* The request *
Output nothing but the number of lines that include the word "this".

╭─ Records for the exercise

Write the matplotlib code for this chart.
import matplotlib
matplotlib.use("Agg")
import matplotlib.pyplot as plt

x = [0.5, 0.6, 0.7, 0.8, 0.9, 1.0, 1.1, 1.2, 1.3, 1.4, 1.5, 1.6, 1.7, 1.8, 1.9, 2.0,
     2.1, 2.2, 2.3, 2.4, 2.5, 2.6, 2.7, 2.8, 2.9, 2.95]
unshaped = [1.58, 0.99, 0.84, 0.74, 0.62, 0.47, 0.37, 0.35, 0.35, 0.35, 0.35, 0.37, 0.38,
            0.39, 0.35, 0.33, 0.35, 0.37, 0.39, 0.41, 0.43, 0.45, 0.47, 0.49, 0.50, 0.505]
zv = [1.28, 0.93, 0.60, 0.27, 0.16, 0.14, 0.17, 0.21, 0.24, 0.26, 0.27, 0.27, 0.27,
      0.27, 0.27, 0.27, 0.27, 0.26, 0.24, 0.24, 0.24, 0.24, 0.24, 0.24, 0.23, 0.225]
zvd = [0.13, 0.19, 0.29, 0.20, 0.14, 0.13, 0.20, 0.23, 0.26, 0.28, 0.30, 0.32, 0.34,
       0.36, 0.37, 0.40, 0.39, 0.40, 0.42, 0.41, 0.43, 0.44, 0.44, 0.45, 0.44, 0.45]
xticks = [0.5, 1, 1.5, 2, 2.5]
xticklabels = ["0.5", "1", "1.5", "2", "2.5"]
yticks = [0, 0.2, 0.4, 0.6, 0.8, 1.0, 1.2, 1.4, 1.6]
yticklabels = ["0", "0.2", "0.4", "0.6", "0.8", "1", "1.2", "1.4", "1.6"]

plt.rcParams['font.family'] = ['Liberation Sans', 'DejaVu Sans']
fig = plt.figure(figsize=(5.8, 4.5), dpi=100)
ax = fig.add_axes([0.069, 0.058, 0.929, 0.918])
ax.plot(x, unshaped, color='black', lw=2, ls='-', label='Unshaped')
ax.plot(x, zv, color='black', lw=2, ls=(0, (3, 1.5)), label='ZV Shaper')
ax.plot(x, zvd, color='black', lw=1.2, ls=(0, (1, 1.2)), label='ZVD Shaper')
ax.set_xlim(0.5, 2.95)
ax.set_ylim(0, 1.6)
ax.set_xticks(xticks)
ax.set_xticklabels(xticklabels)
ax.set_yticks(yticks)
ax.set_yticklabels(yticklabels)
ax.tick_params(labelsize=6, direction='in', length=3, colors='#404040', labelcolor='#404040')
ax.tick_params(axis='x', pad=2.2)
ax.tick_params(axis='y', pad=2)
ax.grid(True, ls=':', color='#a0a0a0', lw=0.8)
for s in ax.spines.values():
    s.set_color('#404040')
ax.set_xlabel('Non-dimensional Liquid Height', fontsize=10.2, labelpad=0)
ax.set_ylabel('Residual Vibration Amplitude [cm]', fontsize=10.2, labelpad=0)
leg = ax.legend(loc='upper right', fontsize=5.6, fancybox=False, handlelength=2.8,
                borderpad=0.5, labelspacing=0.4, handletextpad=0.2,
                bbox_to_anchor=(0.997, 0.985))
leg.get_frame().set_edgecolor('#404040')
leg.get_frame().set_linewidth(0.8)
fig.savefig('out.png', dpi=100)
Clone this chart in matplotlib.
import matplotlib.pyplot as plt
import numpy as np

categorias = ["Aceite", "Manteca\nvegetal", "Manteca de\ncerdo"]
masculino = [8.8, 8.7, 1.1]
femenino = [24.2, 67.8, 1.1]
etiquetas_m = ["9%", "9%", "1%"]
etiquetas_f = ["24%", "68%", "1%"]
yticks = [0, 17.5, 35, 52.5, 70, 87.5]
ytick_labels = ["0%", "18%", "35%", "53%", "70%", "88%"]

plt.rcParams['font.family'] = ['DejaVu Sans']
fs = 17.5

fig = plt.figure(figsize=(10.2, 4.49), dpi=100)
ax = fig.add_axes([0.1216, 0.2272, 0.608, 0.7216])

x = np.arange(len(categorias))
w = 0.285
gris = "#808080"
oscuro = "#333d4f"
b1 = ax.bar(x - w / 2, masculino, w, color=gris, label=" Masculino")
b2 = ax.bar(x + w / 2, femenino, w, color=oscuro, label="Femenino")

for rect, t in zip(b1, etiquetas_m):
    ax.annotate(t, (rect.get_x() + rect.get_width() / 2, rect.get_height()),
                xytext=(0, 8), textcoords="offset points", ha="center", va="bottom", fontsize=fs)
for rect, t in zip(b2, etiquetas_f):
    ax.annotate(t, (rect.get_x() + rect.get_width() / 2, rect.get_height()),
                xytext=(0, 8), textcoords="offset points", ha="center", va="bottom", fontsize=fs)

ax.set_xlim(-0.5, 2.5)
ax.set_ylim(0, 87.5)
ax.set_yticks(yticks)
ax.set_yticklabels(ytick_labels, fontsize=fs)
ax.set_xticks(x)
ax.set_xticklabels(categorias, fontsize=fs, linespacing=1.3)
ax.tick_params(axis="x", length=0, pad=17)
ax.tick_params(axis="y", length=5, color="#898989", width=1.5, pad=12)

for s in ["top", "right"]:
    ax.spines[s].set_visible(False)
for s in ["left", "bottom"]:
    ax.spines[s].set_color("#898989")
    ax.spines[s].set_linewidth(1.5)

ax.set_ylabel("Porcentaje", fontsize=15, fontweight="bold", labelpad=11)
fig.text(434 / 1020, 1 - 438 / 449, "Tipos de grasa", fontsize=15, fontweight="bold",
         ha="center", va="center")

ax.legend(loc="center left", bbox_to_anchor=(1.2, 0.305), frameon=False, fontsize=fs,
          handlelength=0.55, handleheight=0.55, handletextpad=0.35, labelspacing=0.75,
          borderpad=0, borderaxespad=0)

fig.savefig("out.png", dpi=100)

╰─
╭─ Records for the exercise

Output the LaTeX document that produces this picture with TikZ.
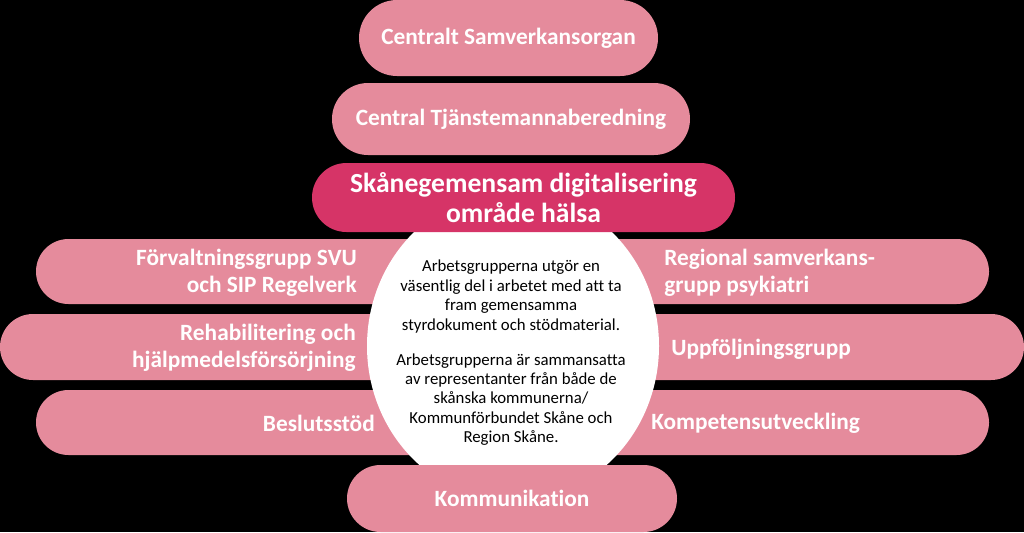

╰─

* Right answer *
3